** BEGIN INFORMATION SUPPLIED **

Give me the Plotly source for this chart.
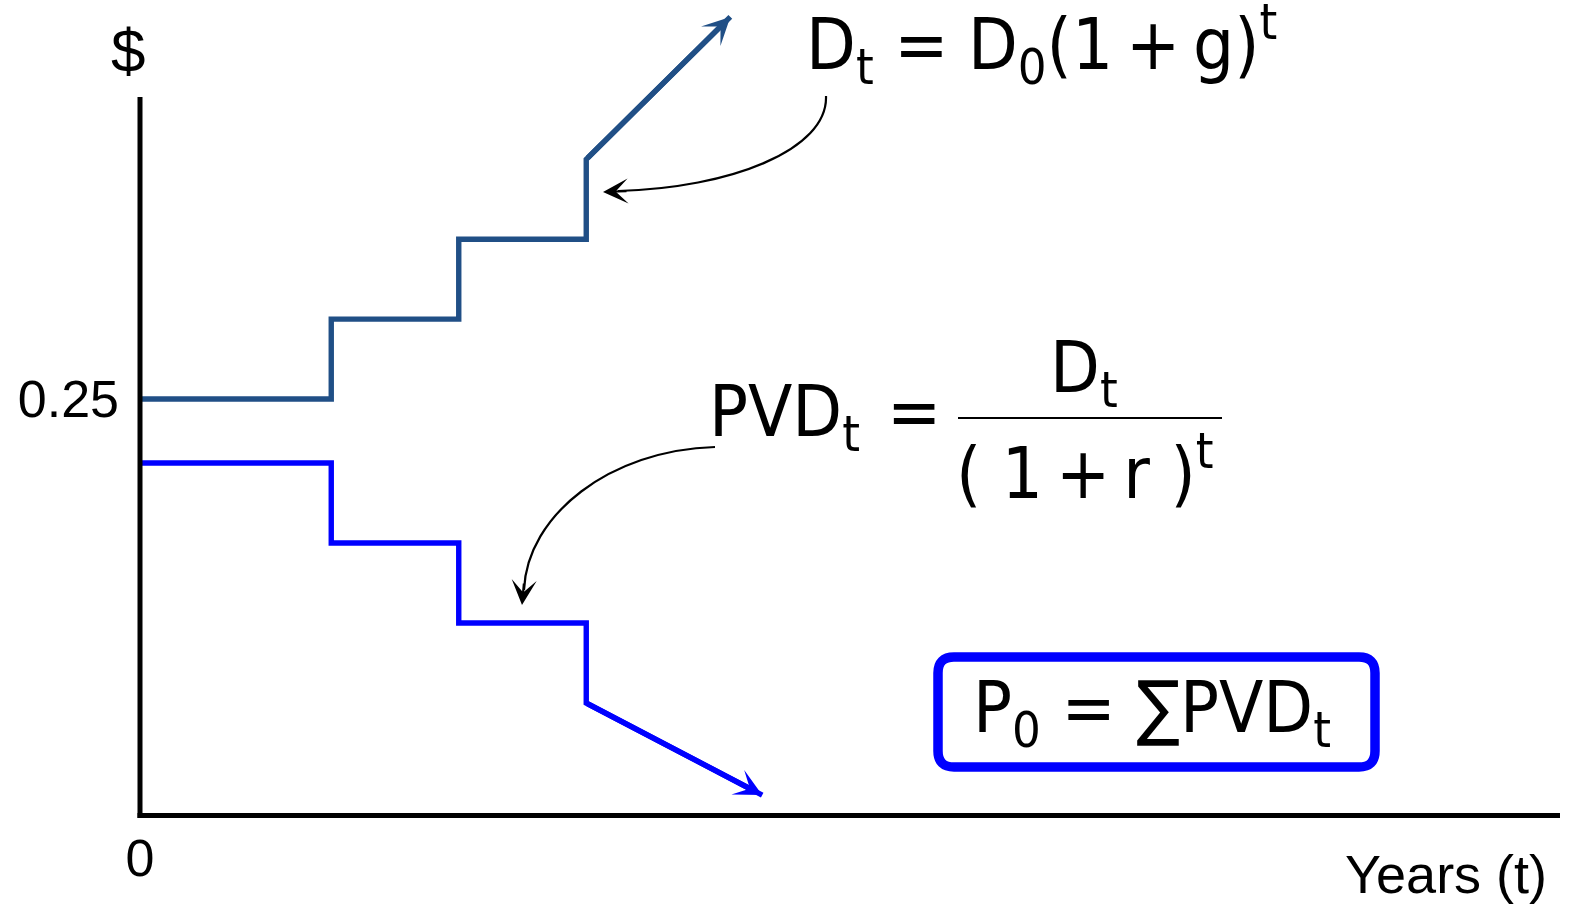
import plotly.graph_objects as go

# ---------------- data ----------------
years = [0, 1.5, 2.5, 3.5, 4.63]
dividends = [0.25, 0.298, 0.346, 0.394, 0.4796]
years_pv = [0, 1.5, 2.5, 3.5, 4.88]
pv_dividends = [0.2115, 0.1635, 0.1154, 0.0673, 0.012]
x_tick_vals = [0]
x_tick_text = ["0"]
y_tick_vals = [0.25]
y_tick_text = ["0.25"]

# ---------------- geometry helpers ----------------
W, H = 1571, 904
L, R, T, B = 140, 11, 0, 89
PX_PER_YEAR = 127.5
PX_PER_DOLLAR = 1664.0
XMAX = (W - R - L) / PX_PER_YEAR
YMAX = (H - B - T) / PX_PER_DOLLAR


def px2x(px):
    return (px - L) / PX_PER_YEAR


def px2y(py):
    return (H - B - py) / PX_PER_DOLLAR


def pxp(px):
    return (px - L) / (W - L - R)


def pyp(py):
    return (H - B - py) / (H - B - T)


def P(px, py):
    return f"{px2x(px):.5f},{px2y(py):.5f}"


def steps(x, y):
    xs, ys = [x[0]], [y[0]]
    for i in range(1, len(x) - 1):
        xs += [x[i], x[i]]
        ys += [y[i - 1], y[i]]
    xs.append(x[-1])
    ys.append(y[-1])
    return xs, ys


DARK = "#204F86"
BLUE = "#0000FF"
MATH_FONT = "DejaVu Sans Condensed, DejaVu Sans, sans-serif"
AX_FONT = "Liberation Sans, Arial, sans-serif"
LW = 5.4

fig = go.Figure()

sx, sy = steps(years, dividends)
fig.add_trace(go.Scatter(x=sx, y=sy, mode="lines", cliponaxis=False,
                         line=dict(color=DARK, width=LW), hoverinfo="skip"))
px_, py_ = steps(years_pv, pv_dividends)
fig.add_trace(go.Scatter(x=px_, y=py_, mode="lines", cliponaxis=False,
                         line=dict(color=BLUE, width=LW), hoverinfo="skip"))

annotations = []
# arrow heads at end of the step lines
for xs_, ys_, col in ((years, dividends, DARK), (years_pv, pv_dividends, BLUE)):
    annotations.append(dict(x=xs_[-1], y=ys_[-1], ax=xs_[-2], ay=ys_[-2],
                            xref="x", yref="y", axref="x", ayref="y",
                            text="", showarrow=True, arrowhead=3, arrowsize=0.85,
                            arrowwidth=LW, arrowcolor=col))

shapes = []
# axes (paper-referenced so they are not clipped at the plot edge)
shapes.append(dict(type="line", xref="paper", yref="paper", x0=pxp(140), x1=pxp(140),
                   y0=pyp(97), y1=pyp(818), line=dict(color="black", width=5)))
shapes.append(dict(type="line", xref="paper", yref="paper", x0=pxp(137.5), x1=pxp(1560),
                   y0=pyp(815.5), y1=pyp(815.5), line=dict(color="black", width=5)))

# curved pointer arrows
shapes.append(dict(type="path", xref="x", yref="y",
                   path=f"M{P(826, 96)} C{P(828, 150)} {P(730, 188)} {P(618, 191)}",
                   line=dict(color="black", width=2.2)))
annotations.append(dict(x=px2x(603), y=px2y(192), ax=px2x(628), ay=px2y(191),
                        xref="x", yref="y", axref="x", ayref="y", text="",
                        showarrow=True, arrowhead=3, arrowsize=1.9, arrowwidth=2.2,
                        arrowcolor="black"))
shapes.append(dict(type="path", xref="x", yref="y",
                   path=f"M{P(715, 447)} C{P(610, 450)} {P(527, 515)} {P(524, 590)}",
                   line=dict(color="black", width=2.2)))
annotations.append(dict(x=px2x(522), y=px2y(605), ax=px2x(524), ay=px2y(582),
                        xref="x", yref="y", axref="x", ayref="y", text="",
                        showarrow=True, arrowhead=3, arrowsize=1.9, arrowwidth=2.2,
                        arrowcolor="black"))

# fraction bar
shapes.append(dict(type="line", xref="x", yref="y", x0=px2x(958), x1=px2x(1222),
                   y0=px2y(418), y1=px2y(418), line=dict(color="black", width=2)))

# rounded box
x0, y0, x1, y1, r = 938, 657, 1375, 767, 16
box = (f"M{P(x0 + r, y0)} L{P(x1 - r, y0)} Q{P(x1, y0)} {P(x1, y0 + r)} "
       f"L{P(x1, y1 - r)} Q{P(x1, y1)} {P(x1 - r, y1)} L{P(x0 + r, y1)} "
       f"Q{P(x0, y1)} {P(x0, y1 - r)} L{P(x0, y0 + r)} Q{P(x0, y0)} {P(x0 + r, y0)} Z")
shapes.append(dict(type="path", xref="x", yref="y", path=box,
                   line=dict(color=BLUE, width=9.5)))

mf = dict(family=MATH_FONT, size=72, color="black")


def text_ann(txt, x, y, xanchor="left", yanchor="middle", font=mf):
    return dict(x=px2x(x), y=px2y(y), xref="x", yref="y", text=txt,
                showarrow=False, xanchor=xanchor, yanchor=yanchor, font=font)


HS = "\u200a"   # hair space
TS = "\u2009"   # thin space
annotations.append(text_ann(
    f"D<sub>t</sub> ={TS}{HS}D<sub>0</sub>(1{HS}{HS}+{HS}{HS}g)<sup>t</sup>", 804, 44))
annotations.append(text_ann(f"PVD<sub>t</sub> {HS}=", 707, 416))
annotations.append(text_ann("D<sub>t</sub>", 1084, 372, xanchor="center"))
annotations.append(text_ann(f"( 1{TS}+{TS}r )<sup>t</sup>", 1084, 468, xanchor="center"))
annotations.append(text_ann("P<sub>0</sub> = \u2211PVD<sub>t</sub>", 971, 712))

af = dict(family=AX_FONT, size=52, color="black")
annotations.append(dict(x=pxp(128), y=pyp(51), xref="paper", yref="paper",
                        text="$", showarrow=False, xanchor="center", yanchor="middle",
                        font=dict(family=AX_FONT, size=62, color="black")))
annotations.append(dict(x=pxp(1549), y=pyp(874), xref="paper",
                        yref="paper", text="Years (t)", showarrow=False,
                        xanchor="right", yanchor="middle",
                        font=dict(family=AX_FONT, size=54, color="black")))

fig.update_layout(
    width=W, height=H,
    margin=dict(l=L, r=R, t=T, b=B, pad=0),
    paper_bgcolor="white", plot_bgcolor="white",
    showlegend=False,
    xaxis=dict(range=[0, XMAX], showgrid=False, zeroline=False, showline=False,
               tickvals=x_tick_vals, ticktext=x_tick_text, ticks="",
               tickfont=af, ticklabelstandoff=8, fixedrange=True),
    yaxis=dict(range=[0, YMAX], showgrid=False, zeroline=False, showline=False,
               tickvals=y_tick_vals, ticktext=y_tick_text, ticks="",
               tickfont=af, ticklabelstandoff=20, fixedrange=True),
    shapes=shapes, annotations=annotations,
)

fig.write_html("out.html", config={"displayModeBar": False},
               post_script="document.body.style.margin='0';document.body.style.overflow='hidden';")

** END INFORMATION SUPPLIED **

● **TASK TO CARRY OUT**: Your copy of the data should match it exactly, except that pictures are left out.

● **OUTPUT OF THE EXERCISE**:
Give me the Plotly source for this chart.
import plotly.graph_objects as go

# ---------------- data ----------------
years = [0, 1.5, 2.5, 3.5, 4.63]
dividends = [0.25, 0.298, 0.346, 0.394, 0.4796]
years_pv = [0, 1.5, 2.5, 3.5, 4.88]
pv_dividends = [0.2115, 0.1635, 0.1154, 0.0673, 0.012]
x_tick_vals = [0]
x_tick_text = ["0"]
y_tick_vals = [0.25]
y_tick_text = ["0.25"]

# ---------------- geometry helpers ----------------
W, H = 1571, 904
L, R, T, B = 140, 11, 0, 89
PX_PER_YEAR = 127.5
PX_PER_DOLLAR = 1664.0
XMAX = (W - R - L) / PX_PER_YEAR
YMAX = (H - B - T) / PX_PER_DOLLAR


def px2x(px):
    return (px - L) / PX_PER_YEAR


def px2y(py):
    return (H - B - py) / PX_PER_DOLLAR


def pxp(px):
    return (px - L) / (W - L - R)


def pyp(py):
    return (H - B - py) / (H - B - T)


def P(px, py):
    return f"{px2x(px):.5f},{px2y(py):.5f}"


def steps(x, y):
    xs, ys = [x[0]], [y[0]]
    for i in range(1, len(x) - 1):
        xs += [x[i], x[i]]
        ys += [y[i - 1], y[i]]
    xs.append(x[-1])
    ys.append(y[-1])
    return xs, ys


DARK = "#204F86"
BLUE = "#0000FF"
MATH_FONT = "DejaVu Sans Condensed, DejaVu Sans, sans-serif"
AX_FONT = "Liberation Sans, Arial, sans-serif"
LW = 5.4

fig = go.Figure()

sx, sy = steps(years, dividends)
fig.add_trace(go.Scatter(x=sx, y=sy, mode="lines", cliponaxis=False,
                         line=dict(color=DARK, width=LW), hoverinfo="skip"))
px_, py_ = steps(years_pv, pv_dividends)
fig.add_trace(go.Scatter(x=px_, y=py_, mode="lines", cliponaxis=False,
                         line=dict(color=BLUE, width=LW), hoverinfo="skip"))

annotations = []
# arrow heads at end of the step lines
for xs_, ys_, col in ((years, dividends, DARK), (years_pv, pv_dividends, BLUE)):
    annotations.append(dict(x=xs_[-1], y=ys_[-1], ax=xs_[-2], ay=ys_[-2],
                            xref="x", yref="y", axref="x", ayref="y",
                            text="", showarrow=True, arrowhead=3, arrowsize=0.85,
                            arrowwidth=LW, arrowcolor=col))

shapes = []
# axes (paper-referenced so they are not clipped at the plot edge)
shapes.append(dict(type="line", xref="paper", yref="paper", x0=pxp(140), x1=pxp(140),
                   y0=pyp(97), y1=pyp(818), line=dict(color="black", width=5)))
shapes.append(dict(type="line", xref="paper", yref="paper", x0=pxp(137.5), x1=pxp(1560),
                   y0=pyp(815.5), y1=pyp(815.5), line=dict(color="black", width=5)))

# curved pointer arrows
shapes.append(dict(type="path", xref="x", yref="y",
                   path=f"M{P(826, 96)} C{P(828, 150)} {P(730, 188)} {P(618, 191)}",
                   line=dict(color="black", width=2.2)))
annotations.append(dict(x=px2x(603), y=px2y(192), ax=px2x(628), ay=px2y(191),
                        xref="x", yref="y", axref="x", ayref="y", text="",
                        showarrow=True, arrowhead=3, arrowsize=1.9, arrowwidth=2.2,
                        arrowcolor="black"))
shapes.append(dict(type="path", xref="x", yref="y",
                   path=f"M{P(715, 447)} C{P(610, 450)} {P(527, 515)} {P(524, 590)}",
                   line=dict(color="black", width=2.2)))
annotations.append(dict(x=px2x(522), y=px2y(605), ax=px2x(524), ay=px2y(582),
                        xref="x", yref="y", axref="x", ayref="y", text="",
                        showarrow=True, arrowhead=3, arrowsize=1.9, arrowwidth=2.2,
                        arrowcolor="black"))

# fraction bar
shapes.append(dict(type="line", xref="x", yref="y", x0=px2x(958), x1=px2x(1222),
                   y0=px2y(418), y1=px2y(418), line=dict(color="black", width=2)))

# rounded box
x0, y0, x1, y1, r = 938, 657, 1375, 767, 16
box = (f"M{P(x0 + r, y0)} L{P(x1 - r, y0)} Q{P(x1, y0)} {P(x1, y0 + r)} "
       f"L{P(x1, y1 - r)} Q{P(x1, y1)} {P(x1 - r, y1)} L{P(x0 + r, y1)} "
       f"Q{P(x0, y1)} {P(x0, y1 - r)} L{P(x0, y0 + r)} Q{P(x0, y0)} {P(x0 + r, y0)} Z")
shapes.append(dict(type="path", xref="x", yref="y", path=box,
                   line=dict(color=BLUE, width=9.5)))

mf = dict(family=MATH_FONT, size=72, color="black")


def text_ann(txt, x, y, xanchor="left", yanchor="middle", font=mf):
    return dict(x=px2x(x), y=px2y(y), xref="x", yref="y", text=txt,
                showarrow=False, xanchor=xanchor, yanchor=yanchor, font=font)


HS = "\u200a"   # hair space
TS = "\u2009"   # thin space
annotations.append(text_ann(
    f"D<sub>t</sub> ={TS}{HS}D<sub>0</sub>(1{HS}{HS}+{HS}{HS}g)<sup>t</sup>", 804, 44))
annotations.append(text_ann(f"PVD<sub>t</sub> {HS}=", 707, 416))
annotations.append(text_ann("D<sub>t</sub>", 1084, 372, xanchor="center"))
annotations.append(text_ann(f"( 1{TS}+{TS}r )<sup>t</sup>", 1084, 468, xanchor="center"))
annotations.append(text_ann("P<sub>0</sub> = \u2211PVD<sub>t</sub>", 971, 712))

af = dict(family=AX_FONT, size=52, color="black")
annotations.append(dict(x=pxp(128), y=pyp(51), xref="paper", yref="paper",
                        text="$", showarrow=False, xanchor="center", yanchor="middle",
                        font=dict(family=AX_FONT, size=62, color="black")))
annotations.append(dict(x=pxp(1549), y=pyp(874), xref="paper",
                        yref="paper", text="Years (t)", showarrow=False,
                        xanchor="right", yanchor="middle",
                        font=dict(family=AX_FONT, size=54, color="black")))

fig.update_layout(
    width=W, height=H,
    margin=dict(l=L, r=R, t=T, b=B, pad=0),
    paper_bgcolor="white", plot_bgcolor="white",
    showlegend=False,
    xaxis=dict(range=[0, XMAX], showgrid=False, zeroline=False, showline=False,
               tickvals=x_tick_vals, ticktext=x_tick_text, ticks="",
               tickfont=af, ticklabelstandoff=8, fixedrange=True),
    yaxis=dict(range=[0, YMAX], showgrid=False, zeroline=False, showline=False,
               tickvals=y_tick_vals, ticktext=y_tick_text, ticks="",
               tickfont=af, ticklabelstandoff=20, fixedrange=True),
    shapes=shapes, annotations=annotations,
)

fig.write_html("out.html", config={"displayModeBar": False},
               post_script="document.body.style.margin='0';document.body.style.overflow='hidden';")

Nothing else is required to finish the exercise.